If you build a website on it and the hardware fails, then your website is unavailable until your restore process is completed.
That is a virtual hosting strategy.
If you worry about the hardware failing and pay for two virtual servers, to provide you resilience, and both of those are in the same data-center operated by the same provider, then if the first one fails you can maintain the availability of your service using the remaining virtual server, giving you continuity while you bring up the restored version.
That is a resilient virtual hosting strategy.
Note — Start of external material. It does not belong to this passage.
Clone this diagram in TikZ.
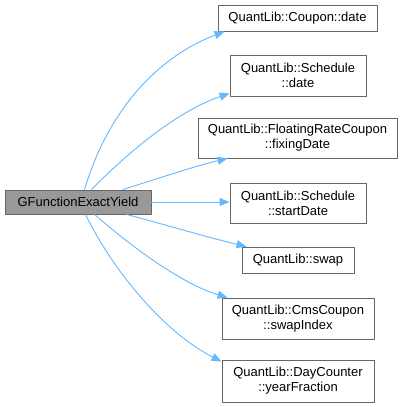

Lets look at the term "cloud," possibly the most over-used and widely re-interpreted term. For technicians, "cloud" gives the impression that the service user, and indeed the service operator, is "abstracted" from the underlying hardware fabric. You don't actually know where the server that is serving you is.
Well that sounds like virtual hosting, right? Yes. Most (all?) cloud models use virtual hosting for the individual server instances, but there are two critical differences that make AWS' EC2 a platform for Infrastructure as a Service (IaaS) cloud services.
- Best practice is to develop your service using multiple data centers, in multiple regions
- The ad-hoc nature of the commercial and operational model means that you should be designing your service to be continually moving the service among virtual hosts.
And so, while Netflix, Salesforce, Instagram, Reddit, and others have all had high profile outages on AWS, and "the cloud" has been perceived by some enterprises as being unstable and unsuitable for high-value, high-availability service models, the truth is that if a single availability zone (AZ) or region (Amazon's terms for clusters of data-centers) fails and their service therefore fails, the fact is that Netflix, Salesforce, Instagram, Reddit, and others have not properly architected their platform within AWS to exist at all times in multiple availability zones and regions. An outage in one area should programatically, instantanously, and seamlessly switch users to an alternative. The virtual hosts in the failed data center will have stopped being billed for—they as good-as "dont exist"—and replacements should be online in alternative places in AWS, or even in other providers' clouds within a minute. If they don't do that then the engineers in those companies have failed to grasp cloud architecture, and no amount of pointing the finger at AWS will obscure that.
We don't care if a post van breaks down. We only care if the sender puts the wrong address on the packet. This analogy is the same.
In the three times I recall serious outages (again all within SLA) in AWS, we only found out several days later after looking at our logs. Our systems failover the live audio and video encoding we do in microseconds—and with buffering the handover is frame-accurate—so it is almost impossible for our client to know if AWS has an outage. And this is critical market information; we cant afford to lose packets.
By combining the relatively low SLAs of multiple AZs, we get higher SLA out of AWS than AWS offers itself.
THAT is cloud architecture.
It seems Netflix and the others need to look at their design a little more. In the meanwhile I would like to commend AWS for offering the service they commit to and doing so well within SLA.
And the remaining, cynical critics out there should a.) learn a bit about what they are talking about before they criticise, and b.) stop blaming the tools and blame the workmen.